Nicolas Sarkozy critique l'Europe libérale (19 décembre 2006)

En prononçant un « discours pour la France qui souffre », hier soir, à Charleville-Mézières (Ardennes), Nicolas Sarkozy confirme le changement de ton qu’il a adopté depuis son « intervention pour une France plus juste », à Douai, le 27 mars 2006. De quoi satisfaire ceux qui, à l’image de Jean-Louis Borloo ou de Christine Boutin, lui demandaient, au sein même de l’UMP, de mieux tenir compte des idées de la « droite sociale ».

Nicolas Sarkozy, qui s’est déjà beaucoup exprimé lors des dix-huit conventions thématiques de son parti, et dont c’était le sixième grand discours après ceux de Douai (mars), Nîmes (mai), Agen (juin), Marseille (septembre) et Périgueux (novembre), a avancé quatre grandes propositions nouvelles.

Premièrement, instaurer un « système de cautionnement public qui mutualise les risques et qui permette à ceux qui ne peuvent pas apporter de garanties d’accéder au crédit », bref « qui mette tout le monde à égalité devant l’emprunt ». Deuxièmement, poser le principe « que l’allocation-chômage ne puisse pas être inférieure au salaire minimum ». Troisièmement, allant plus loin que le simple remboursement des aides publiques pour les entreprises qui délocalisent, faire en sorte « que les entreprises qui investissent et qui créent des emplois payent moins d’impôts sur les bénéfices que celles qui désinvestissent et qui délocalisent ». Quatrièmement, alors que l’extrême gauche entend « réquisitionner les entreprises qui font des profits et qui licencient », Nicolas Sarkozy veut, lui, « que les allégements de charges soient supprimés pour les entreprises qui font des profits et qui n’augmentent jamais les salaires ».

Pour le reste, le président de l’UMP a repris des idées qu’il a déjà avancées : exonérer les heures supplémentaires de charges sociales et d’impôts, basculer sur une fiscalité écologique une partie des charges qui pèsent sur le travail, créer un contrat de travail unique à droits progressifs, contraindre les chômeurs à ne pas refuser plus de trois emplois correspondant à leurs compétences, assortir tout revenu d’assistance d’une activité d’intérêt général en contrepartie, rendre un certain nombre de droits opposables devant les tribunaux (droit au logement, droit de scolariser son enfant handicapé…), interdire l’emprunt pour les dépenses courantes et ne l’autoriser que pour les dépenses d’investissement, etc.

Nicolas Sarkozy a par ailleurs vanté « la préférence communautaire » et dénoncé « la surévaluation de l’euro », « la religion du libre-échange » ou encore l’interdiction des politiques industrielles et des aides aux entreprises au sein de l’Union européenne.
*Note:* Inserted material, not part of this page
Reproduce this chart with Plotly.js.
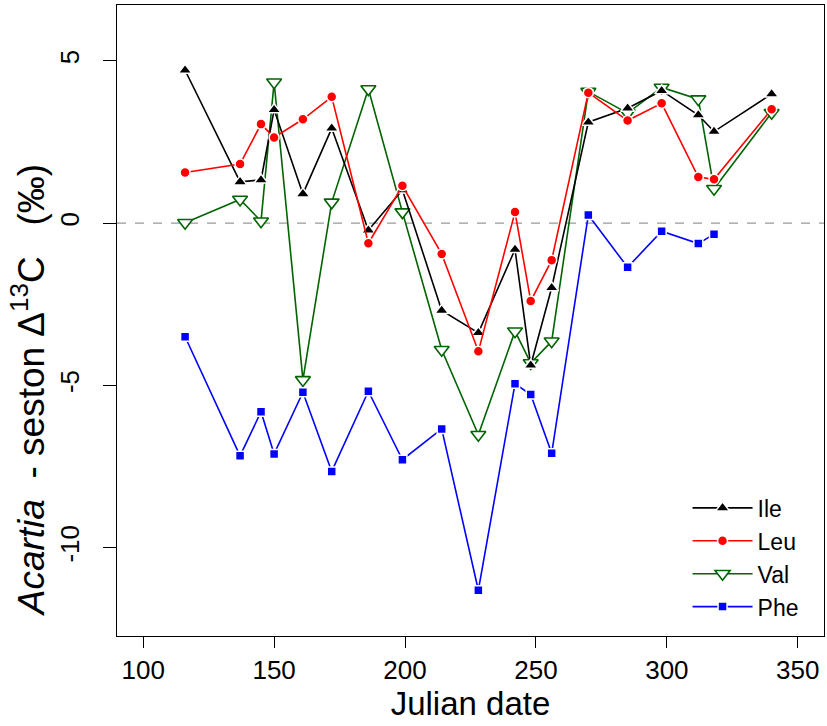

Autant de critiques à l’encontre de la construction européenne qui contredisent tous les choix antérieurs de l’ancien ministre du budget d’Édouard Balladur, du traité de Maastricht au projet de Constitution européenne. Des critiques qui n’appartenaient jusque-là qu’au cercle des partisans d’une « autre politique » (Emmanuel Todd, Jean-Paul Fitoussi, Jean-Luc Greau, Jacques Sapir…). Or, précisément, le président de l’UMP s’est adjoint la plume de l’un d’entre eux, l’ancien commissaire général au Plan Henri Guaino.

Enfin, le candidat à l’élection présidentielle a rendu un hommage appuyé au président sortant. « Grâce au quinquennat de Jacques Chirac, nous avons cessé de capituler face à la délinquance, au déclin industriel, à l’immigration non maîtrisée, à l’endettement public, a affirmé Nicolas Sarkozy. Nous avons cessé de capituler sur le front de la rénovation urbaine, sur celui des politiques de l’emploi, sur celui de la défense. Mais il nous faut aller plus fort et plus loin. Il nous faut plus d’imagination, plus de volonté. Il nous faut passer du renoncement à l’audace ».